| Directions |
Extract the full listing verbatim and drop any pictures from your copy.
======== Information provided ========
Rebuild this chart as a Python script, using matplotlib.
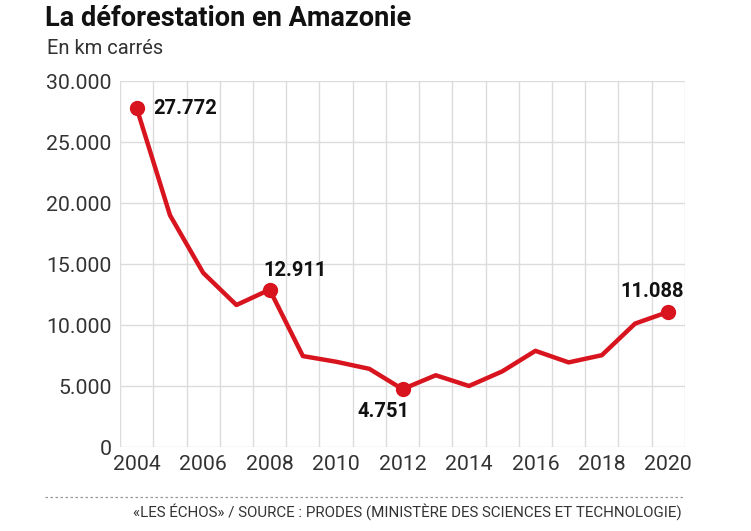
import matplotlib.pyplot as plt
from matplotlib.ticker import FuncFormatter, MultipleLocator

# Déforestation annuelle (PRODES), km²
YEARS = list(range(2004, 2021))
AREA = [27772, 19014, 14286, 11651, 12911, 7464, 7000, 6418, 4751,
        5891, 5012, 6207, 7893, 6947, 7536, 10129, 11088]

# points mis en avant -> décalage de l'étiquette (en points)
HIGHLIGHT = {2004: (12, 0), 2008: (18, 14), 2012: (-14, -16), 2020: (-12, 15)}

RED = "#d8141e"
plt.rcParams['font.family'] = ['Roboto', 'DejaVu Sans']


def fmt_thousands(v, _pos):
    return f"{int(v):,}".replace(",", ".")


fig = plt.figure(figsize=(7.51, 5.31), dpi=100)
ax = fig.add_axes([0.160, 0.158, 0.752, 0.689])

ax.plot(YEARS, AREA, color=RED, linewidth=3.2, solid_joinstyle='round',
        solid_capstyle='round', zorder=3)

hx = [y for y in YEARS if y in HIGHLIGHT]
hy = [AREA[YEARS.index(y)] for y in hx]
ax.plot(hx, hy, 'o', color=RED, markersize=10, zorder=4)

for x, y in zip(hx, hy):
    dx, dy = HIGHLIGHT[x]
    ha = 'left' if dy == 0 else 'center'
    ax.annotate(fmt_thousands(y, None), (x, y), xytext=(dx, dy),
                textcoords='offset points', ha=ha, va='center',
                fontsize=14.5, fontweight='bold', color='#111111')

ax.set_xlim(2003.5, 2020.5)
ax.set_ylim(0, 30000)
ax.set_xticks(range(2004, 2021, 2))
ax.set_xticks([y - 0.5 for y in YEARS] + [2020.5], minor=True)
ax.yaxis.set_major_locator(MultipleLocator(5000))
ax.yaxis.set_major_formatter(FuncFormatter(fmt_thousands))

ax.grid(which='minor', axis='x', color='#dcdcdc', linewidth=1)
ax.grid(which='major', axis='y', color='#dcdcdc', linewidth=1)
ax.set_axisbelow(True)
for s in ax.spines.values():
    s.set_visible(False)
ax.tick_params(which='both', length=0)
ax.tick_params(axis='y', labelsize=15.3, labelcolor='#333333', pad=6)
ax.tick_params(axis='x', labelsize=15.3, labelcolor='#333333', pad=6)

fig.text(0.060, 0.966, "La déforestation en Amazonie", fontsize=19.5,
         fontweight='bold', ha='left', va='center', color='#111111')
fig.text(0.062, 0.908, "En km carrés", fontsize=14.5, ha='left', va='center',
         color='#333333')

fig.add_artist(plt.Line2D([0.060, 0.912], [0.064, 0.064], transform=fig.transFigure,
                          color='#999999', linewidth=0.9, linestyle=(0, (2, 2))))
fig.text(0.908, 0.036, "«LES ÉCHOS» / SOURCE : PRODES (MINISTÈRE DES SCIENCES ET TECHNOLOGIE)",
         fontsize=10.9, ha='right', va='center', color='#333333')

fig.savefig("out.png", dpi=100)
========
| Written solution |
Rebuild this chart as a Python script, using matplotlib.
import matplotlib.pyplot as plt
from matplotlib.ticker import FuncFormatter, MultipleLocator

# Déforestation annuelle (PRODES), km²
YEARS = list(range(2004, 2021))
AREA = [27772, 19014, 14286, 11651, 12911, 7464, 7000, 6418, 4751,
        5891, 5012, 6207, 7893, 6947, 7536, 10129, 11088]

# points mis en avant -> décalage de l'étiquette (en points)
HIGHLIGHT = {2004: (12, 0), 2008: (18, 14), 2012: (-14, -16), 2020: (-12, 15)}

RED = "#d8141e"
plt.rcParams['font.family'] = ['Roboto', 'DejaVu Sans']


def fmt_thousands(v, _pos):
    return f"{int(v):,}".replace(",", ".")


fig = plt.figure(figsize=(7.51, 5.31), dpi=100)
ax = fig.add_axes([0.160, 0.158, 0.752, 0.689])

ax.plot(YEARS, AREA, color=RED, linewidth=3.2, solid_joinstyle='round',
        solid_capstyle='round', zorder=3)

hx = [y for y in YEARS if y in HIGHLIGHT]
hy = [AREA[YEARS.index(y)] for y in hx]
ax.plot(hx, hy, 'o', color=RED, markersize=10, zorder=4)

for x, y in zip(hx, hy):
    dx, dy = HIGHLIGHT[x]
    ha = 'left' if dy == 0 else 'center'
    ax.annotate(fmt_thousands(y, None), (x, y), xytext=(dx, dy),
                textcoords='offset points', ha=ha, va='center',
                fontsize=14.5, fontweight='bold', color='#111111')

ax.set_xlim(2003.5, 2020.5)
ax.set_ylim(0, 30000)
ax.set_xticks(range(2004, 2021, 2))
ax.set_xticks([y - 0.5 for y in YEARS] + [2020.5], minor=True)
ax.yaxis.set_major_locator(MultipleLocator(5000))
ax.yaxis.set_major_formatter(FuncFormatter(fmt_thousands))

ax.grid(which='minor', axis='x', color='#dcdcdc', linewidth=1)
ax.grid(which='major', axis='y', color='#dcdcdc', linewidth=1)
ax.set_axisbelow(True)
for s in ax.spines.values():
    s.set_visible(False)
ax.tick_params(which='both', length=0)
ax.tick_params(axis='y', labelsize=15.3, labelcolor='#333333', pad=6)
ax.tick_params(axis='x', labelsize=15.3, labelcolor='#333333', pad=6)

fig.text(0.060, 0.966, "La déforestation en Amazonie", fontsize=19.5,
         fontweight='bold', ha='left', va='center', color='#111111')
fig.text(0.062, 0.908, "En km carrés", fontsize=14.5, ha='left', va='center',
         color='#333333')

fig.add_artist(plt.Line2D([0.060, 0.912], [0.064, 0.064], transform=fig.transFigure,
                          color='#999999', linewidth=0.9, linestyle=(0, (2, 2))))
fig.text(0.908, 0.036, "«LES ÉCHOS» / SOURCE : PRODES (MINISTÈRE DES SCIENCES ET TECHNOLOGIE)",
         fontsize=10.9, ha='right', va='center', color='#333333')

fig.savefig("out.png", dpi=100)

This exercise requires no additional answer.